What if we are too late? Jewish history and tradition have some wisdom to offer on that possibility. If we do face a catastrophe – whether it be an economic depression, an environmental collapse, a devastating war, a loss of constitutional government, or some combination of these – God forbid – if such things do happen in our lifetime, then Judaism tells us that we do our best to survive, and we start over. When the Babylonians destroyed the first Temple in Jerusalem 2600 years ago, it looked like it was the end of the road for Judaism. But then there came a time of renewal and rebuilding. When the Romans destroyed Jerusalem again several centuries later, Jews weren’t able to go back and rebuild the holy city, so they improvised and reconstructed Judaism so that it became a portable religion of the Diaspora, with synagogues, books, laws, ethics, and new ritual. When the Nazis wiped out millions of us, the survivors regrouped, and we re-established our national sovereignty in modern Israel. Jewish tradition and collective experience have taught us that human beings are incredibly resilient and resourceful, and that the human story can survive and carry on despite enormous disasters. True, we’re not invincible as a species. But we’re not easily dispatched with either.

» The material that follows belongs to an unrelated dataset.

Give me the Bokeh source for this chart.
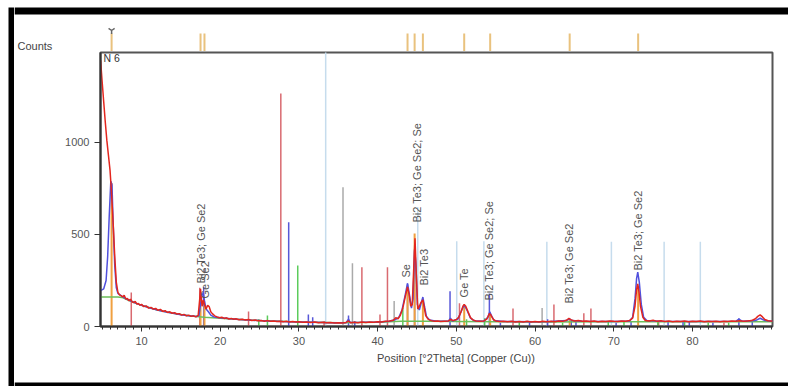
import math
from bokeh.plotting import figure
from bokeh.models import Range1d, FixedTicker, Label, BoxAnnotation, ColumnDataSource
from bokeh.layouts import column, row
from bokeh.embed import file_html
from bokeh.resources import INLINE
from bokeh.core.properties import value

# ---------------- data ----------------
meas_2theta = [4.8, 5.0, 5.2, 5.4, 5.6, 5.8, 6.0, 6.2, 6.4, 6.6, 6.8, 7.0, 7.2, 7.4, 7.6, 7.8,
               8.0, 8.2, 8.4, 8.6, 8.8, 9.0, 9.2, 9.4, 9.6, 9.8, 10.0, 10.3, 10.6, 10.9, 11.2,
               11.5, 11.8, 12.1, 12.4, 12.7, 13.0, 13.3, 13.6, 13.9, 14.2, 14.5, 14.8, 15.1,
               15.4, 15.7, 16.0, 16.3, 16.6, 16.9, 17.2, 17.4, 17.5, 17.6, 17.7, 17.85, 18.0,
               18.2, 18.4, 18.6, 18.8, 19.0, 19.3, 19.6, 19.9, 20.2, 20.5, 20.8, 21.1, 21.4,
               21.7, 22.0, 22.4, 22.8, 23.2, 23.6, 24.0, 24.4, 24.8, 25.2, 25.6, 26.0, 26.4,
               26.8, 27.2, 27.6, 28.0, 28.4, 28.8, 29.2, 29.6, 30.0, 30.5, 31.0, 31.5, 32.0,
               32.5, 33.0, 33.5, 34.0, 34.5, 35.0, 35.5, 36.0, 36.3, 36.6, 37.0, 37.5, 38.0,
               38.5, 39.0, 39.5, 40.0, 40.5, 41.0, 41.5, 42.0, 42.3, 42.6, 42.9, 43.2, 43.5,
               43.8, 44.0, 44.2, 44.4, 44.6, 44.75, 44.9, 45.1, 45.3, 45.5, 45.75, 45.9, 46.1,
               46.4, 46.8, 47.2, 47.6, 48.0, 48.5, 49.0, 49.3, 49.6, 50.0, 50.3, 50.6, 50.85,
               51.0, 51.2, 51.5, 51.8, 52.1, 52.5, 53.0, 53.5, 53.9, 54.2, 54.4, 54.7, 55.0,
               55.5, 56.0, 56.5, 57.0, 57.5, 58.0, 58.5, 59.0, 59.5, 60.0, 60.5, 61.0, 61.5,
               62.0, 62.5, 63.0, 63.5, 64.0, 64.3, 64.6, 65.0, 65.5, 66.0, 66.5, 67.0, 67.5,
               68.0, 68.5, 69.0, 69.5, 70.0, 70.5, 71.0, 71.5, 72.0, 72.4, 72.7, 72.9, 73.05,
               73.2, 73.4, 73.7, 74.0, 74.5, 75.0, 75.5, 76.0, 76.5, 77.0, 77.5, 78.0, 78.5,
               79.0, 79.5, 80.0, 80.5, 81.0, 81.5, 82.0, 82.5, 83.0, 83.5, 84.0, 84.5, 85.0,
               85.5, 86.0, 86.5, 87.0, 87.5, 88.0, 88.3, 88.6, 88.9, 89.2, 89.6, 90.0, 90.2]
meas_counts = [1446, 1330, 1220, 1110, 1010, 930, 850, 720, 560, 380, 240, 185, 172, 168, 160, 170,
               150, 152, 140, 148, 135, 130, 136, 122, 125, 116, 120, 108, 112, 100, 104,
               95, 98, 88, 93, 82, 86, 76, 80, 72, 75, 68, 70, 62,
               66, 58, 62, 55, 58, 52, 60, 150, 205, 150, 110, 145, 120,
               95, 115, 108, 80, 70, 58, 52, 48, 50, 44, 47, 41, 44,
               39, 42, 37, 39, 35, 38, 33, 35, 31, 33, 29, 32, 28,
               30, 27, 29, 26, 28, 25, 27, 24, 26, 23, 25, 22, 24,
               21, 23, 20, 22, 19, 21, 19, 22, 30, 20, 23, 21, 24,
               22, 25, 23, 26, 25, 28, 30, 34, 48, 42, 62, 100, 160,
               215, 175, 110, 120, 330, 480, 300, 95, 110, 130, 145, 110, 60,
               40, 32, 28, 30, 27, 29, 30, 38, 32, 38, 50, 80, 112,
               120, 110, 78, 48, 36, 30, 28, 30, 42, 70, 62, 38, 30,
               27, 29, 26, 28, 25, 27, 25, 28, 24, 27, 25, 28, 26,
               29, 26, 30, 28, 34, 44, 36, 30, 33, 28, 30, 27, 30,
               26, 29, 27, 30, 28, 27, 30, 28, 32, 45, 110, 200, 232,
               190, 110, 50, 33, 30, 34, 28, 31, 27, 30, 26, 29, 27,
               30, 26, 29, 27, 30, 26, 29, 27, 28, 26, 29, 27, 30,
               28, 31, 28, 30, 32, 42, 55, 63, 52, 38, 31, 30, 29]

calc_2theta = [4.8, 5.2, 5.5, 5.7, 5.9, 6.1, 6.25, 6.4, 6.6, 6.8, 7.0, 7.5, 8.0, 9.0, 10.0, 11.0,
               12.0, 13.0, 14.0, 15.0, 16.0, 17.0, 17.3, 17.5, 17.7, 17.85, 18.0, 18.2, 18.5,
               18.8, 19.2, 20.0, 22.0, 24.0, 26.0, 28.0, 30.0, 32.0, 34.0, 36.0, 36.3, 36.5,
               38.0, 40.0, 41.5, 42.3, 42.7, 43.1, 43.5, 43.8, 44.05, 44.3, 44.5, 44.7, 44.85,
               45.05, 45.3, 45.55, 45.75, 45.95, 46.2, 46.6, 47.5, 49.0, 49.25, 49.5, 50.2,
               50.6, 51.0, 51.4, 51.8, 52.3, 53.5, 54.0, 54.25, 54.5, 54.8, 56.0, 60.0, 62.0,
               64.0, 64.35, 64.7, 66.0, 70.0, 72.0, 72.4, 72.7, 72.9, 73.05, 73.25, 73.5, 73.8,
               74.2, 76.0, 80.0, 85.5, 85.9, 86.3, 88.0, 88.6, 89.2, 90.2]
calc_counts = [195, 205, 250, 380, 600, 790, 770, 560, 330, 210, 180, 165, 152, 132, 115, 102,
               90, 80, 72, 64, 58, 54, 60, 120, 175, 180, 140, 95, 80,
               62, 52, 47, 40, 34, 30, 27, 25, 23, 21, 21, 40, 22,
               23, 25, 29, 38, 50, 90, 170, 235, 170, 100, 150, 420, 350,
               120, 90, 130, 160, 110, 55, 35, 29, 29, 45, 30, 40,
               80, 118, 85, 45, 31, 29, 50, 80, 55, 33, 27, 26, 27,
               32, 42, 32, 28, 27, 30, 50, 150, 260, 295, 240, 120, 50,
               32, 28, 27, 28, 40, 29, 32, 45, 32, 28]

bg_2theta = [4.8, 7.0, 7.5, 8.5, 10.0, 12.0, 14.0, 16.0, 18.0, 20.0, 25.0, 30.0, 35.0, 40.0,
             43.0, 46.0, 50.0, 55.0, 60.0, 70.0, 80.0, 90.2]
bg_counts = [160, 160, 158, 140, 115, 90, 72, 58, 50, 45, 32, 25, 21, 23,
             28, 28, 27, 26, 25, 26, 26, 26]

# peak list (orange)
peak_2theta = [6.2, 17.5, 18.0, 43.8, 44.7, 45.75, 51.0, 54.3, 64.4, 73.1]
peak_height = [780, 150, 120, 210, 505, 150, 110, 60, 35, 220]

# reference patterns (sticks)
ref_red_x = [8.7, 17.4, 23.6, 27.7, 33.2, 38.0, 40.3, 41.25, 50.4, 57.2, 62.4, 66.2, 67.1, 75.7, 84.0]
ref_red_y = [185, 210, 82, 1266, 30, 322, 65, 322, 127, 98, 120, 72, 98, 25, 20]
ref_blue_x = [17.9, 28.7, 31.2, 31.75, 36.3, 37.1, 43.8, 44.7, 49.2, 54.2, 55.6, 59.3, 61.6,
              64.6, 65.2, 70.3, 72.2, 76.9, 78.8, 79.6, 82.6, 85.9, 87.6]
ref_blue_y = [215, 567, 65, 50, 60, 30, 230, 413, 192, 180, 20, 25, 40,
              30, 25, 20, 25, 25, 30, 25, 20, 45, 30]
ref_green_x = [24.9, 26.0, 29.85, 43.2, 51.3, 53.6, 58.0, 63.5, 69.3, 71.3, 75.6, 79.0, 82.0, 84.6]
ref_green_y = [40, 60, 332, 100, 40, 45, 25, 20, 25, 30, 25, 30, 20, 20]
ref_gray_x = [35.6, 36.8, 42.1, 60.9]
ref_gray_y = [757, 344, 138, 100]
ref_lblue_x = [33.4, 45.1, 50.05, 53.5, 61.5, 69.7, 76.4, 81.0]
ref_lblue_y = [1600, 650, 463, 463, 460, 460, 460, 460]

# peak annotations
ann_text = ["Bi2 Te3; Ge Se2", "Ge Se2", "Se", "Bi2 Te3; Ge Se2; Se", "Bi2 Te3", "Ge Te",
            "Bi2 Te3; Ge Se2; Se", "Bi2 Te3; Ge Se2", "Bi2 Te3; Ge Se2"]
ann_x = [17.5, 18.05, 43.6, 44.95, 45.9, 51.0, 54.15, 64.3, 73.1]
ann_y = [234, 152, 266, 565, 223, 158, 141, 125, 304]

x_ticks = [10, 20, 30, 40, 50, 60, 70, 80]
x_minor = list(range(5, 91))
y_ticks = [0, 500, 1000]

FONT = "Liberation Sans"
LEFT_W = 14                  # white margin + black frame band on the left
W = 788 - LEFT_W             # width of the right column
TOTAL_H = 386
X0, X1 = 4.79, 90.17         # plot range (frame spans page x 100..772)
PX_PER_DEG = 672 / (X1 - X0)
COL_X0 = X0 - (100 - LEFT_W) / PX_PER_DEG
COL_X1 = X0 + (788 - 100) / PX_PER_DEG


def bare(fig):
    fig.xgrid.visible = False
    fig.ygrid.visible = False
    fig.outline_line_color = None
    return fig


def band(fig, l, r, t, b):
    fig.add_layout(BoxAnnotation(left=l, right=r, top=t, bottom=b, left_units="canvas",
                                 right_units="canvas", top_units="canvas", bottom_units="canvas",
                                 fill_color="black", fill_alpha=1.0, line_color=None))


# ---------------- left frame band ----------------
left = bare(figure(frame_width=6, frame_height=TOTAL_H - 7, x_range=Range1d(0, 1),
                   y_range=Range1d(0, 1), min_border_left=8, min_border_right=0,
                   min_border_top=7, min_border_bottom=0, x_axis_type=None, y_axis_type=None,
                   background_fill_color="black", border_fill_color="white",
                   output_backend="svg", toolbar_location=None))

# ---------------- top strip: peak list marks ----------------
TOP_H = 51
top = bare(figure(frame_width=W, frame_height=TOP_H, x_range=Range1d(COL_X0, COL_X1),
                  y_range=Range1d(0, TOP_H), min_border_left=0, min_border_right=0,
                  min_border_top=0, min_border_bottom=0, x_axis_type=None, y_axis_type=None,
                  output_backend="svg", toolbar_location=None))
top.segment(x0=peak_2theta, y0=[0] * len(peak_2theta), x1=peak_2theta, y1=[18] * len(peak_2theta),
            line_color="#e9c27e", line_width=2)
top.scatter(x=[peak_2theta[0]], y=[21], marker="y", size=7, line_color="#666666", line_width=1.5)
top.add_layout(Label(x=-5.76, y=6, text="Counts", text_font=FONT, text_font_size="11px",
                     text_color="#444444", text_baseline="middle", text_align="left"))
band(top, 0, W, 7, 14)

# ---------------- main plot ----------------
MAIN_H = 1 + 274 + 25
p = figure(frame_width=672, frame_height=274, x_range=Range1d(X0, X1), y_range=Range1d(0, 1489),
           min_border_left=100 - LEFT_W, min_border_right=W - (100 - LEFT_W) - 672,
           min_border_top=1, min_border_bottom=25, output_backend="svg", toolbar_location=None)
p.xgrid.visible = False
p.ygrid.visible = False
p.outline_line_color = "#555555"
p.outline_line_width = 2


def sticks(xs, ys, color, w=1.5):
    p.segment(x0=xs, y0=[0] * len(xs), x1=xs, y1=ys, line_color=color, line_width=w)


sticks(ref_lblue_x, ref_lblue_y, "#c6dced")
sticks(ref_gray_x, ref_gray_y, "#aaaaaa")
sticks(ref_red_x, ref_red_y, "#d96a70")
sticks(ref_green_x, ref_green_y, "#5ccc5c")
sticks(ref_blue_x, ref_blue_y, "#5858d8")
sticks(peak_2theta, peak_height, "#f0a040", 2)

p.line(bg_2theta, bg_counts, line_color="#6cbf5a", line_width=1.5)
p.line(calc_2theta, calc_counts, line_color="#5050dd", line_width=1.5)
p.line(meas_2theta, meas_counts, line_color="#e3261e", line_width=1.5)

src = ColumnDataSource(dict(x=ann_x, y=ann_y, t=ann_text))
p.text(x="x", y="y", text="t", source=src, angle=math.pi / 2, text_align="left",
       text_baseline="middle", text_font=value(FONT), text_font_size="11px",
       text_color="#555555")

p.add_layout(Label(x=5.17, y=1457, text="N 6", text_font=FONT, text_font_size="10.5px",
                   text_color="#333333", text_baseline="middle", text_align="left"))

for ax in (p.xaxis[0], p.yaxis[0]):
    ax.axis_line_color = "#333333"
    ax.axis_line_width = 2
    ax.major_tick_line_color = "#333333"
    ax.minor_tick_line_color = "#333333"
    ax.major_label_text_font = FONT
    ax.major_label_text_font_size = "11px"
    ax.major_label_text_color = "#555555"
    ax.major_tick_in = 0
    ax.minor_tick_in = 0

p.xaxis.ticker = FixedTicker(ticks=x_ticks, minor_ticks=x_minor)
p.xaxis.major_tick_out = 5
p.xaxis.minor_tick_out = 3
p.xaxis.major_label_standoff = 5
p.yaxis.ticker = FixedTicker(ticks=y_ticks)
p.yaxis.major_tick_out = 6
p.yaxis.minor_tick_out = 0
p.yaxis.major_label_standoff = 5

# ---------------- footer: axis title and frame ----------------
FOOT_H = TOTAL_H - TOP_H - MAIN_H
foot = bare(figure(frame_width=W, frame_height=FOOT_H, x_range=Range1d(COL_X0, COL_X1),
                   y_range=Range1d(0, FOOT_H), min_border_left=0, min_border_right=0,
                   min_border_top=0, min_border_bottom=0, x_axis_type=None, y_axis_type=None,
                   output_backend="svg", toolbar_location=None))
foot.add_layout(Label(x=49.95, y=FOOT_H - 6, text="Position [°2Theta] (Copper (Cu))", text_font=FONT,
                      text_font_size="11px", text_color="#444444", text_baseline="middle",
                      text_align="center"))
band(foot, 0, W, FOOT_H - 4, FOOT_H)

# each figure sits in its own row so that Bokeh does not align the plot frames
layout = row(left, column(row(top, spacing=0), row(p, spacing=0), row(foot, spacing=0), spacing=0),
             spacing=0)
open("out.html", "w").write(file_html(layout, INLINE))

There is a time for silence and a time to speak.   עֵת לַחֲשׁוֹת וְעֵת לְדַבֵּר This is a time for speaking out and for action. At this moment, we who want a humane and compassionate society need to get into the political fray. It’s difficult because our national politics is rife with rigid thinking, triumphalism, and bullying. It can make it hard to love your neighbor as yourself. May we be helped and supported by the Source of us all to remember that the work of social transformation is most potent and truthful when it seeks out ways for all of society to transform positively together. May God seal us for a year of positive social transformation, a year of renewed dignity and peace here, in Israel, in the Palestinian territories, and throughout the world. Shana Tova.